» **Your instructions**: Print exactly the lines from the first one down to the line containing "import pandas as pd", both ends included, with no pictures and nothing else.

◇ ◇ ◇ ◇ ◇

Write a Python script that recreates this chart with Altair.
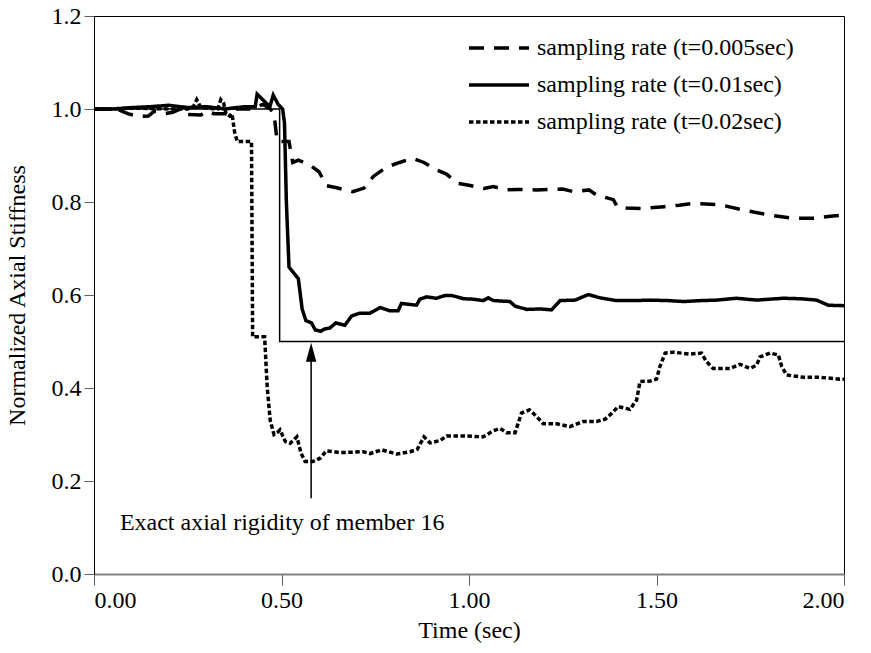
import altair as alt
import pandas as pd

# ---- data ----
t_005 = [0, 0.06, 0.09, 0.12, 0.145, 0.16, 0.19, 0.21, 0.23, 0.25, 0.285, 0.30, 0.32, 0.36, 0.38, 0.42, 0.45,
         0.47, 0.48, 0.487, 0.49, 0.52, 0.53, 0.545, 0.575, 0.60, 0.62, 0.65, 0.69, 0.72, 0.745, 0.78, 0.815,
         0.85, 0.88, 0.91, 0.94, 0.97, 1.0, 1.04, 1.065, 1.10, 1.13, 1.18, 1.25, 1.28, 1.32, 1.34, 1.385,
         1.395, 1.42, 1.46, 1.52, 1.56, 1.60, 1.67, 1.73, 1.80, 1.865, 1.92, 1.97, 2.0]
y_005 = [1.0, 1.0, 0.99, 0.984, 0.985, 0.995, 0.99, 0.993, 1.0, 0.988, 0.987, 0.995, 0.99, 0.99, 1.0, 1.0, 1.01,
         1.0, 0.99, 0.94, 0.93, 0.93, 0.885, 0.89, 0.88, 0.865, 0.835, 0.83, 0.822, 0.83, 0.855, 0.875, 0.885,
         0.894, 0.885, 0.87, 0.86, 0.84, 0.836, 0.829, 0.833, 0.826, 0.827, 0.826, 0.828, 0.822, 0.826, 0.815, 0.805,
         0.79, 0.787, 0.786, 0.79, 0.793, 0.797, 0.794, 0.783, 0.772, 0.765, 0.765, 0.77, 0.772]

t_01 = [0, 0.05, 0.10, 0.15, 0.2, 0.25, 0.30, 0.35, 0.40, 0.43, 0.435, 0.45, 0.469, 0.478, 0.491, 0.503, 0.508,
        0.513, 0.52, 0.535, 0.545, 0.555, 0.565, 0.58, 0.59, 0.605, 0.615, 0.629, 0.645, 0.669, 0.687, 0.709,
        0.736, 0.763, 0.789, 0.811, 0.82, 0.86, 0.869, 0.887, 0.913, 0.936, 0.954, 0.985, 1.011, 1.038, 1.051,
        1.065, 1.109, 1.123, 1.154, 1.189, 1.22, 1.243, 1.283, 1.318, 1.349, 1.393, 1.44, 1.483, 1.53, 1.572,
        1.62, 1.66, 1.713, 1.767, 1.838, 1.883, 1.927, 1.958, 2.0]
y_01 = [1.0, 1.0, 1.003, 1.005, 1.008, 1.003, 1.005, 1.0, 1.005, 1.005, 1.032, 1.02, 1.005, 1.03, 1.01, 1.0, 0.97,
        0.8, 0.66, 0.645, 0.635, 0.57, 0.545, 0.54, 0.525, 0.522, 0.527, 0.529, 0.54, 0.535, 0.555, 0.561,
        0.561, 0.573, 0.566, 0.566, 0.582, 0.578, 0.591, 0.596, 0.593, 0.599, 0.599, 0.592, 0.591, 0.588, 0.594,
        0.588, 0.586, 0.576, 0.569, 0.57, 0.568, 0.588, 0.589, 0.601, 0.594, 0.588, 0.588, 0.589, 0.588, 0.586,
        0.588, 0.589, 0.593, 0.589, 0.593, 0.592, 0.589, 0.578, 0.577]

t_02 = [0, 0.05, 0.10, 0.2, 0.25, 0.265, 0.274, 0.285, 0.33, 0.338, 0.346, 0.352, 0.362, 0.368, 0.375, 0.382,
        0.42, 0.423, 0.455, 0.462, 0.47, 0.48, 0.49, 0.496, 0.51, 0.523, 0.541, 0.552, 0.563, 0.584, 0.603, 0.62,
        0.656, 0.69, 0.718, 0.736, 0.767, 0.807, 0.843, 0.862, 0.88, 0.896, 0.923, 0.94, 0.985, 1.038, 1.065,
        1.083, 1.1, 1.123, 1.14, 1.161, 1.18, 1.198, 1.234, 1.269, 1.305, 1.34, 1.363, 1.381, 1.398, 1.429,
        1.447, 1.456, 1.483, 1.5, 1.509, 1.523, 1.545, 1.589, 1.62, 1.633, 1.651, 1.696, 1.723, 1.749, 1.767,
        1.776, 1.803, 1.825, 1.834, 1.847, 1.891, 1.936, 1.989, 2.0]
y_02 = [1.0, 1.0, 1.002, 1.0, 1.0, 1.005, 1.02, 1.003, 1.0, 1.02, 1.012, 0.99, 0.985, 0.99, 0.95, 0.93,
        0.93, 0.51, 0.51, 0.40, 0.33, 0.30, 0.305, 0.31, 0.285, 0.281, 0.295, 0.26, 0.242, 0.242, 0.249, 0.265,
        0.261, 0.262, 0.263, 0.259, 0.267, 0.258, 0.263, 0.268, 0.295, 0.282, 0.287, 0.297, 0.297, 0.295, 0.308,
        0.313, 0.304, 0.304, 0.346, 0.353, 0.339, 0.323, 0.323, 0.317, 0.328, 0.328, 0.333, 0.346, 0.36, 0.354,
        0.374, 0.414, 0.415, 0.419, 0.446, 0.475, 0.477, 0.473, 0.475, 0.457, 0.442, 0.442, 0.451, 0.442, 0.449,
        0.467, 0.475, 0.471, 0.446, 0.428, 0.423, 0.423, 0.419, 0.419]

t_exact = [0, 0.495, 0.495, 2.0]
y_exact = [1.0, 1.0, 0.5, 0.5]

series_names = ["sampling rate (t=0.005sec)", "sampling rate (t=0.01sec)", "sampling rate (t=0.02sec)"]

annot_text = ["Exact axial rigidity of member 16"]
annot_t = [0.069]
annot_y = [0.095]
arrow_t = [0.579]
arrow_y0 = [0.163]
arrow_y1 = [0.477]

x_ticks = [0, 0.5, 1.0, 1.5, 2.0]
y_ticks = [0, 0.2, 0.4, 0.6, 0.8, 1.0, 1.2]

# ---- build tables ----
rows = []
for name, ts, ys in zip(series_names, [t_005, t_01, t_02], [y_005, y_01, y_02]):
    for i, (t, y) in enumerate(zip(ts, ys)):
        rows.append({"series": name, "t": t, "y": y, "order": i})
df = pd.DataFrame(rows)
df_exact = pd.DataFrame({"t": t_exact, "y": y_exact, "order": list(range(len(t_exact)))})
df_annot = pd.DataFrame({"t": annot_t, "y": annot_y, "text": annot_text})
df_arrow = pd.DataFrame({"t": arrow_t, "y0": arrow_y0, "y1": arrow_y1})

FONT = "Liberation Serif"

x_scale = alt.Scale(domain=[0, 2], nice=False, zero=False)
y_scale = alt.Scale(domain=[0, 1.2], nice=False)

x_axis = alt.Axis(values=x_ticks, format=".2f", title="Time (sec)", grid=False,
                  domainColor="#808080", domainWidth=2, tickColor="#606060", tickSize=11,
                  labelPadding=3, titlePadding=6)
y_axis = alt.Axis(values=y_ticks, format=".1f", title="Normalized Axial Stiffness", grid=False,
                  domainColor="black", tickColor="#606060", tickSize=10, labelPadding=3, titlePadding=22)

lines = alt.Chart(df).mark_line(strokeWidth=3.5, color="black").encode(
    x=alt.X("t:Q", scale=x_scale, axis=x_axis),
    y=alt.Y("y:Q", scale=y_scale, axis=y_axis),
    strokeDash=alt.StrokeDash("series:N",
        scale=alt.Scale(domain=series_names, range=[[15, 10], [1, 0], [4.5, 2.5]]),
        legend=alt.Legend(title=None, orient="none", legendX=373, legendY=20,
                          symbolType="stroke", symbolSize=3600, symbolStrokeWidth=3.5,
                          symbolStrokeColor="black", labelFont=FONT, labelFontSize=24,
                          labelColor="black", labelLimit=0, rowPadding=13, labelOffset=6,
                          clipHeight=24, padding=0)),
    order="order:Q",
)

exact = alt.Chart(df_exact).mark_line(strokeWidth=1.5, color="black").encode(
    x="t:Q", y="y:Q", order="order:Q"
)

annot = alt.Chart(df_annot).mark_text(align="left", baseline="alphabetic", font=FONT,
                                      fontSize=24, color="black").encode(
    x="t:Q", y="y:Q", text="text:N"
)

arrow_line = alt.Chart(df_arrow).mark_rule(strokeWidth=1.5, color="black").encode(
    x="t:Q", y="y0:Q", y2="y1:Q"
)
arrow_head = alt.Chart(df_arrow).mark_point(shape="M0,-1L0.55,1L-0.55,1Z", size=361, filled=True,
                                            color="black", opacity=1).encode(
    x="t:Q", y="y1:Q"
)

chart = alt.layer(exact, lines, annot, arrow_line, arrow_head).properties(
    width=750, height=558,
    autosize=alt.AutoSizeParams(type="none"),
    padding={"left": 94, "top": 16, "right": 27, "bottom": 79},
    background="white",
).configure_view(stroke="black", strokeWidth=1).configure_axis(
    labelFont=FONT, labelFontSize=24, labelColor="black",
    titleFont=FONT, titleFontSize=24, titleFontWeight="normal", titleColor="black",
)

chart.save("out.html", embed_options={"renderer": "svg", "actions": False})
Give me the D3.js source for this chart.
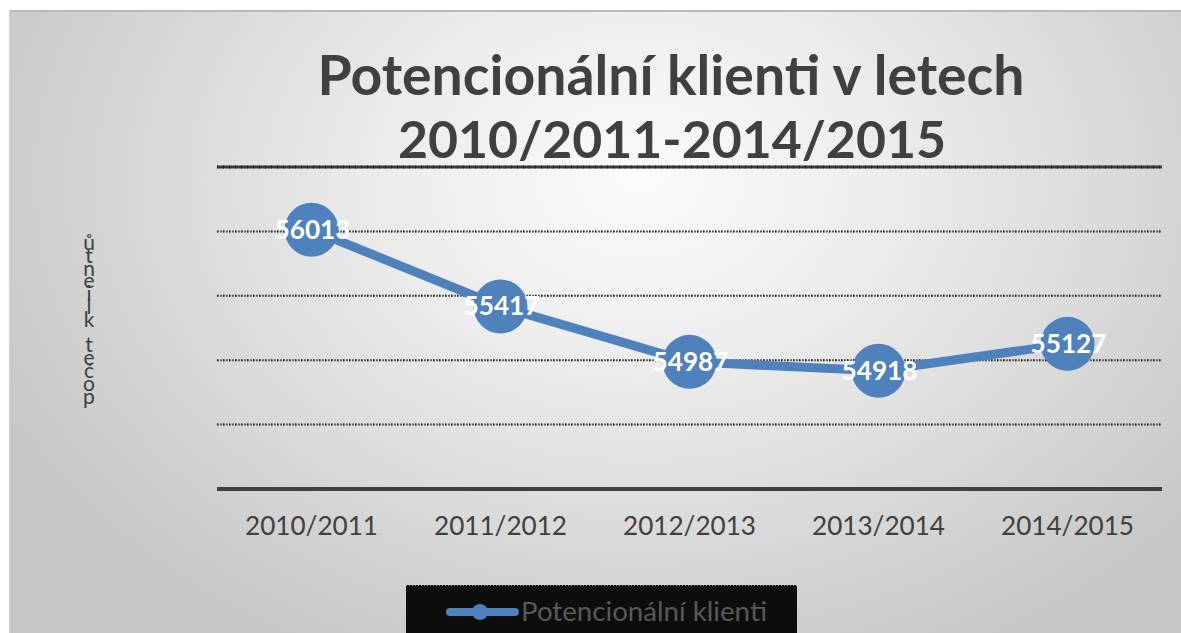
<!DOCTYPE html>
<html><head><meta charset="utf-8">
<script src="https://cdn.jsdelivr.net/npm/d3@7"></script>
<style>html,body{margin:0;padding:0;background:#fff;}svg{display:block;}</style>
</head><body>
<svg id="c" width="1181" height="633"></svg>
<script>
const title = ["Potencionální klienti v letech", "2010/2011-2014/2015"];
const categories = ["2010/2011", "2011/2012", "2012/2013", "2013/2014", "2014/2015"];
const values = [56013, 55417, 54987, 54918, 55127];
const seriesName = "Potencionální klienti";
const yLabel = "počet klientů";
const yDomain = [54000, 56500];
const yTicks = [54000, 54500, 55000, 55500, 56000, 56500];

const W = 1181, H = 633;
const svg = d3.select("#c");
const FONT = "Lato, 'Open Sans', sans-serif";

const defs = svg.append("defs");
const rg = defs.append("radialGradient").attr("id", "bg")
  .attr("gradientUnits", "userSpaceOnUse")
  .attr("cx", 640).attr("cy", 180).attr("r", 720)
  .attr("gradientTransform", "translate(640,180) scale(1,0.75) translate(-640,-180)");
rg.append("stop").attr("offset", "0").attr("stop-color", "#fbfbfb");
rg.append("stop").attr("offset", "0.35").attr("stop-color", "#ececec");
rg.append("stop").attr("offset", "1").attr("stop-color", "#c6c6c6");

svg.append("rect").attr("x", 9).attr("y", 10).attr("width", W - 9).attr("height", H - 10).attr("fill", "url(#bg)");
svg.append("line").attr("x1", 9).attr("x2", W).attr("y1", 11).attr("y2", 11).attr("stroke", "#b8b8b8").attr("stroke-width", 2);
svg.append("line").attr("x1", 9.5).attr("x2", 9.5).attr("y1", 10).attr("y2", H).attr("stroke", "#d0d0d0").attr("stroke-width", 1);

function fit(sel, target) {
  const n = sel.node();
  const fs = parseFloat(sel.attr("font-size"));
  const w = n.getComputedTextLength();
  sel.attr("font-size", (fs * target / w).toFixed(2));
}

// Title
const t1 = svg.append("text").attr("x", 671).attr("y", 95).attr("text-anchor", "middle")
  .attr("font-family", FONT).attr("font-weight", "bold").attr("font-size", 48).attr("fill", "#404040").text(title[0]);
fit(t1, 707);
const t2 = svg.append("text").attr("x", 672).attr("y", 158).attr("text-anchor", "middle")
  .attr("font-family", FONT).attr("font-weight", "bold").attr("font-size", 48).attr("fill", "#404040").text(title[1]);
fit(t2, 548);

const x = d3.scaleBand().domain(categories).range([217, 1162]);
const y = d3.scaleLinear().domain(yDomain).range([489, 167]);

// gridlines
const grid = svg.append("g");
yTicks.forEach((t, i) => {
  if (i === 0) return;
  const top = i === yTicks.length - 1;
  grid.append("line").attr("x1", 217).attr("x2", 1162).attr("y1", y(t)).attr("y2", y(t))
    .attr("stroke", top ? "#3a3a3a" : "#5e5e5e").attr("stroke-width", top ? 3 : 2)
    .attr("stroke-dasharray", top ? null : "2,1");
  grid.append("line").attr("x1", 217).attr("x2", 1162).attr("y1", y(t)).attr("y2", y(t))
    .attr("stroke", "#1e1e1e").attr("stroke-width", top ? 3 : 2).attr("stroke-dasharray", "1,5");
});
// axis
svg.append("line").attr("x1", 217).attr("x2", 1162).attr("y1", y(yDomain[0])).attr("y2", y(yDomain[0]))
  .attr("stroke", "#404040").attr("stroke-width", 4);

// category labels
svg.append("g").selectAll("text").data(categories).join("text")
  .attr("x", d => x(d) + x.bandwidth() / 2).attr("y", 535).attr("text-anchor", "middle")
  .attr("font-family", FONT).attr("font-size", 22).attr("fill", "#404040").text(d => d)
  .each(function () { fit(d3.select(this), 133); });

// line
const pts = categories.map((c, i) => [x(c) + x.bandwidth() / 2, y(values[i])]);
svg.append("path").attr("d", d3.line()(pts)).attr("fill", "none").attr("stroke", "#4f81bd")
  .attr("stroke-width", 9).attr("stroke-linejoin", "round");
svg.append("g").selectAll("circle").data(pts).join("circle")
  .attr("cx", d => d[0]).attr("cy", d => d[1]).attr("r", 27).attr("fill", "#4f81bd");

// data labels
svg.append("g").selectAll("text").data(values).join("text")
  .attr("x", (d, i) => pts[i][0] + 1).attr("y", (d, i) => pts[i][1] + 9).attr("text-anchor", "middle")
  .attr("font-family", FONT).attr("font-weight", "bold").attr("font-size", 25).attr("fill", "#fff").text(d => d)
  .each(function () { fit(d3.select(this), 76); });

// y label: upright glyphs stacked vertically, reading bottom-to-top
const chars = Array.from(yLabel).reverse();
const yl = svg.append("text").attr("font-family", FONT).attr("font-size", 21).attr("fill", "#404040").attr("text-anchor", "middle");
chars.forEach((ch, i) => {
  yl.append("tspan").attr("x", 89).attr("y", 250 + i * 12.8).text(ch === " " ? "\u00a0" : ch);
});

// legend
svg.append("rect").attr("x", 406).attr("y", 585).attr("width", 391).attr("height", 60).attr("fill", "#0d0d0d");
svg.append("line").attr("x1", 406).attr("x2", 797).attr("y1", 585.5).attr("y2", 585.5).attr("stroke", "#9a9a9a").attr("stroke-dasharray", "1,2");
svg.append("line").attr("x1", 450).attr("x2", 515).attr("y1", 612).attr("y2", 612).attr("stroke", "#4f81bd").attr("stroke-width", 8).attr("stroke-linecap", "round");
svg.append("circle").attr("cx", 480).attr("cy", 612).attr("r", 8).attr("fill", "#4f81bd");
const lt = svg.append("text").attr("x", 521).attr("y", 621).attr("font-family", FONT).attr("font-size", 24).attr("fill", "#595959").text(seriesName);
fit(lt, 246);
</script>
</body></html>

◇ ◇ ◇ ◇ ◇

» **Response below**:
Write a Python script that recreates this chart with Altair.
import altair as alt
import pandas as pd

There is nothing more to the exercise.